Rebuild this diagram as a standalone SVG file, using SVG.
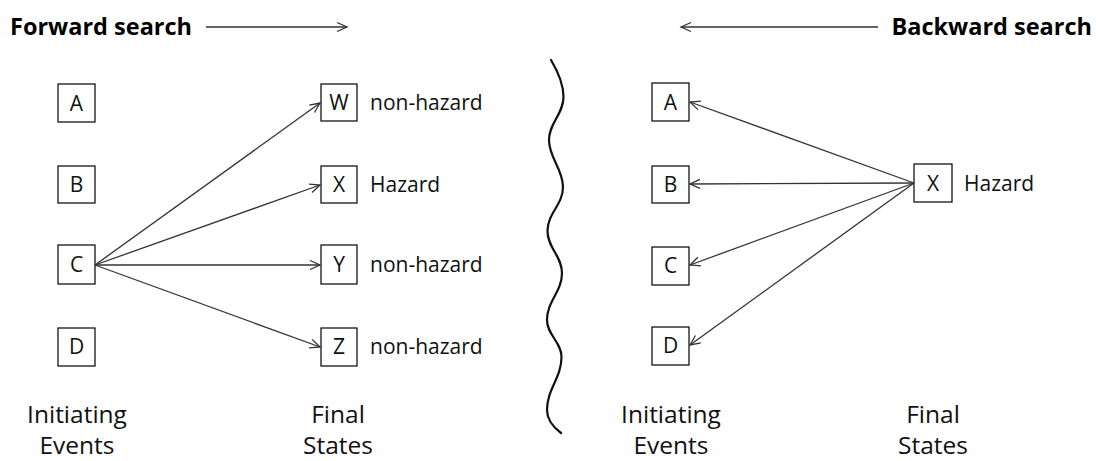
<svg xmlns="http://www.w3.org/2000/svg" width="1096" height="461" viewBox="0 0 1096 461">
  <style>
    .box { fill: #fff; stroke: #000; stroke-width: 1.2; }
    .lbl { font-family: "Open Sans", "Liberation Sans", sans-serif; font-size: 21px; fill: #111; }
    .cap { font-family: "Open Sans", "Liberation Sans", sans-serif; font-size: 24.5px; fill: #111; text-anchor: middle; }
    .mid { text-anchor: middle; }
    .title { font-family: "Open Sans", "Liberation Sans", sans-serif; font-size: 23.5px; font-weight: bold; fill: #000; }
    .edge { stroke: #333; stroke-width: 1.3; fill: none; marker-end: url(#head); }
  </style>
  <defs>
    <marker id="head" markerUnits="userSpaceOnUse" markerWidth="14" markerHeight="14" refX="11" refY="6" orient="auto">
      <path d="M1,1.5 L11,6 L1,10.5" fill="none" stroke="#333" stroke-width="1.3"/>
    </marker>
  </defs>

  <rect width="1096" height="461" fill="#fff"/>

  <!-- headings -->
  <text class="title" x="10" y="35">Forward search</text>
  <text class="title" x="1092" y="35" text-anchor="end">Backward search</text>

  <!-- forward side nodes -->
  <g id="fA"><rect class="box" x="58" y="84" width="37" height="38"/><text class="lbl mid" x="76.5" y="110.5">A</text></g>
  <g id="fB"><rect class="box" x="58" y="166" width="37" height="37"/><text class="lbl mid" x="76.5" y="192">B</text></g>
  <g id="fC"><rect class="box" x="58" y="245" width="37" height="39"/><text class="lbl mid" x="76.5" y="272">C</text></g>
  <g id="fD"><rect class="box" x="58" y="328" width="37" height="38"/><text class="lbl mid" x="76.5" y="354">D</text></g>
  <g id="fW"><rect class="box" x="321" y="84" width="36" height="37"/><text class="lbl mid" x="339" y="110">W</text><text class="lbl" x="370" y="110">non-hazard</text></g>
  <g id="fX"><rect class="box" x="321" y="166" width="36" height="37"/><text class="lbl mid" x="339" y="192">X</text><text class="lbl" x="370" y="192">Hazard</text></g>
  <g id="fY"><rect class="box" x="321" y="245" width="36" height="39"/><text class="lbl mid" x="339" y="272">Y</text><text class="lbl" x="370" y="272">non-hazard</text></g>
  <g id="fZ"><rect class="box" x="321" y="328" width="36" height="38"/><text class="lbl mid" x="339" y="354">Z</text><text class="lbl" x="370" y="354">non-hazard</text></g>

  <!-- backward side nodes -->
  <g id="bA"><rect class="box" x="652" y="83" width="37" height="38"/><text class="lbl mid" x="670.5" y="109.5">A</text></g>
  <g id="bB"><rect class="box" x="652" y="166" width="37" height="37"/><text class="lbl mid" x="670.5" y="192">B</text></g>
  <g id="bC"><rect class="box" x="652" y="247" width="37" height="38"/><text class="lbl mid" x="670.5" y="273">C</text></g>
  <g id="bD"><rect class="box" x="652" y="327" width="37" height="38"/><text class="lbl mid" x="670.5" y="353">D</text></g>
  <g id="bX"><rect class="box" x="914" y="164" width="38" height="38"/><text class="lbl mid" x="933" y="191">X</text><text class="lbl" x="964" y="191">Hazard</text></g>

  <!-- connectors -->
  <g id="connectors">
    <line class="edge" x1="206" y1="27" x2="347" y2="27"/>
    <line class="edge" x1="878" y1="27" x2="681" y2="27"/>
    <line class="edge" x1="95" y1="265" x2="320" y2="103"/>
    <line class="edge" x1="95" y1="265" x2="320" y2="185"/>
    <line class="edge" x1="95" y1="265" x2="320" y2="265"/>
    <line class="edge" x1="95" y1="265" x2="320" y2="347"/>
    <line class="edge" x1="914" y1="183" x2="690" y2="102"/>
    <line class="edge" x1="914" y1="183" x2="690" y2="184"/>
    <line class="edge" x1="914" y1="183" x2="690" y2="265"/>
    <line class="edge" x1="914" y1="183" x2="690" y2="345"/>
  </g>

  <!-- wavy divider -->
  <path d="M551,60 C557,70 563.5,83 563.5,97 C563.5,114 549,123 549,140 C549,158 563,169 563,187 C563,205 547.5,213 547.5,231 C547.5,248 562,256 562,273 C562,292 547,301 547,320 C547,335 561.5,342 561.5,357 C561.5,378 547,389 547,410 C547,420 553,427 561,433" fill="none" stroke="#111" stroke-width="2.2" stroke-linecap="round"/>

  <!-- column captions -->
  <g class="cap">
    <text x="77" y="423">Initiating</text>
    <text x="77" y="454">Events</text>
    <text x="338" y="423">Final</text>
    <text x="338" y="454">States</text>
    <text x="671" y="423">Initiating</text>
    <text x="671" y="454">Events</text>
    <text x="933" y="423">Final</text>
    <text x="933" y="454">States</text>
  </g>
</svg>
|---|
### SHORT TASK
Copy every line above word for word and exclude the pictures.

### SOLVED PROBLEM
Rebuild this diagram as a standalone SVG file, using SVG.
<svg xmlns="http://www.w3.org/2000/svg" width="1096" height="461" viewBox="0 0 1096 461">
  <style>
    .box { fill: #fff; stroke: #000; stroke-width: 1.2; }
    .lbl { font-family: "Open Sans", "Liberation Sans", sans-serif; font-size: 21px; fill: #111; }
    .cap { font-family: "Open Sans", "Liberation Sans", sans-serif; font-size: 24.5px; fill: #111; text-anchor: middle; }
    .mid { text-anchor: middle; }
    .title { font-family: "Open Sans", "Liberation Sans", sans-serif; font-size: 23.5px; font-weight: bold; fill: #000; }
    .edge { stroke: #333; stroke-width: 1.3; fill: none; marker-end: url(#head); }
  </style>
  <defs>
    <marker id="head" markerUnits="userSpaceOnUse" markerWidth="14" markerHeight="14" refX="11" refY="6" orient="auto">
      <path d="M1,1.5 L11,6 L1,10.5" fill="none" stroke="#333" stroke-width="1.3"/>
    </marker>
  </defs>

  <rect width="1096" height="461" fill="#fff"/>

  <!-- headings -->
  <text class="title" x="10" y="35">Forward search</text>
  <text class="title" x="1092" y="35" text-anchor="end">Backward search</text>

  <!-- forward side nodes -->
  <g id="fA"><rect class="box" x="58" y="84" width="37" height="38"/><text class="lbl mid" x="76.5" y="110.5">A</text></g>
  <g id="fB"><rect class="box" x="58" y="166" width="37" height="37"/><text class="lbl mid" x="76.5" y="192">B</text></g>
  <g id="fC"><rect class="box" x="58" y="245" width="37" height="39"/><text class="lbl mid" x="76.5" y="272">C</text></g>
  <g id="fD"><rect class="box" x="58" y="328" width="37" height="38"/><text class="lbl mid" x="76.5" y="354">D</text></g>
  <g id="fW"><rect class="box" x="321" y="84" width="36" height="37"/><text class="lbl mid" x="339" y="110">W</text><text class="lbl" x="370" y="110">non-hazard</text></g>
  <g id="fX"><rect class="box" x="321" y="166" width="36" height="37"/><text class="lbl mid" x="339" y="192">X</text><text class="lbl" x="370" y="192">Hazard</text></g>
  <g id="fY"><rect class="box" x="321" y="245" width="36" height="39"/><text class="lbl mid" x="339" y="272">Y</text><text class="lbl" x="370" y="272">non-hazard</text></g>
  <g id="fZ"><rect class="box" x="321" y="328" width="36" height="38"/><text class="lbl mid" x="339" y="354">Z</text><text class="lbl" x="370" y="354">non-hazard</text></g>

  <!-- backward side nodes -->
  <g id="bA"><rect class="box" x="652" y="83" width="37" height="38"/><text class="lbl mid" x="670.5" y="109.5">A</text></g>
  <g id="bB"><rect class="box" x="652" y="166" width="37" height="37"/><text class="lbl mid" x="670.5" y="192">B</text></g>
  <g id="bC"><rect class="box" x="652" y="247" width="37" height="38"/><text class="lbl mid" x="670.5" y="273">C</text></g>
  <g id="bD"><rect class="box" x="652" y="327" width="37" height="38"/><text class="lbl mid" x="670.5" y="353">D</text></g>
  <g id="bX"><rect class="box" x="914" y="164" width="38" height="38"/><text class="lbl mid" x="933" y="191">X</text><text class="lbl" x="964" y="191">Hazard</text></g>

  <!-- connectors -->
  <g id="connectors">
    <line class="edge" x1="206" y1="27" x2="347" y2="27"/>
    <line class="edge" x1="878" y1="27" x2="681" y2="27"/>
    <line class="edge" x1="95" y1="265" x2="320" y2="103"/>
    <line class="edge" x1="95" y1="265" x2="320" y2="185"/>
    <line class="edge" x1="95" y1="265" x2="320" y2="265"/>
    <line class="edge" x1="95" y1="265" x2="320" y2="347"/>
    <line class="edge" x1="914" y1="183" x2="690" y2="102"/>
    <line class="edge" x1="914" y1="183" x2="690" y2="184"/>
    <line class="edge" x1="914" y1="183" x2="690" y2="265"/>
    <line class="edge" x1="914" y1="183" x2="690" y2="345"/>
  </g>

  <!-- wavy divider -->
  <path d="M551,60 C557,70 563.5,83 563.5,97 C563.5,114 549,123 549,140 C549,158 563,169 563,187 C563,205 547.5,213 547.5,231 C547.5,248 562,256 562,273 C562,292 547,301 547,320 C547,335 561.5,342 561.5,357 C561.5,378 547,389 547,410 C547,420 553,427 561,433" fill="none" stroke="#111" stroke-width="2.2" stroke-linecap="round"/>

  <!-- column captions -->
  <g class="cap">
    <text x="77" y="423">Initiating</text>
    <text x="77" y="454">Events</text>
    <text x="338" y="423">Final</text>
    <text x="338" y="454">States</text>
    <text x="671" y="423">Initiating</text>
    <text x="671" y="454">Events</text>
    <text x="933" y="423">Final</text>
    <text x="933" y="454">States</text>
  </g>
</svg>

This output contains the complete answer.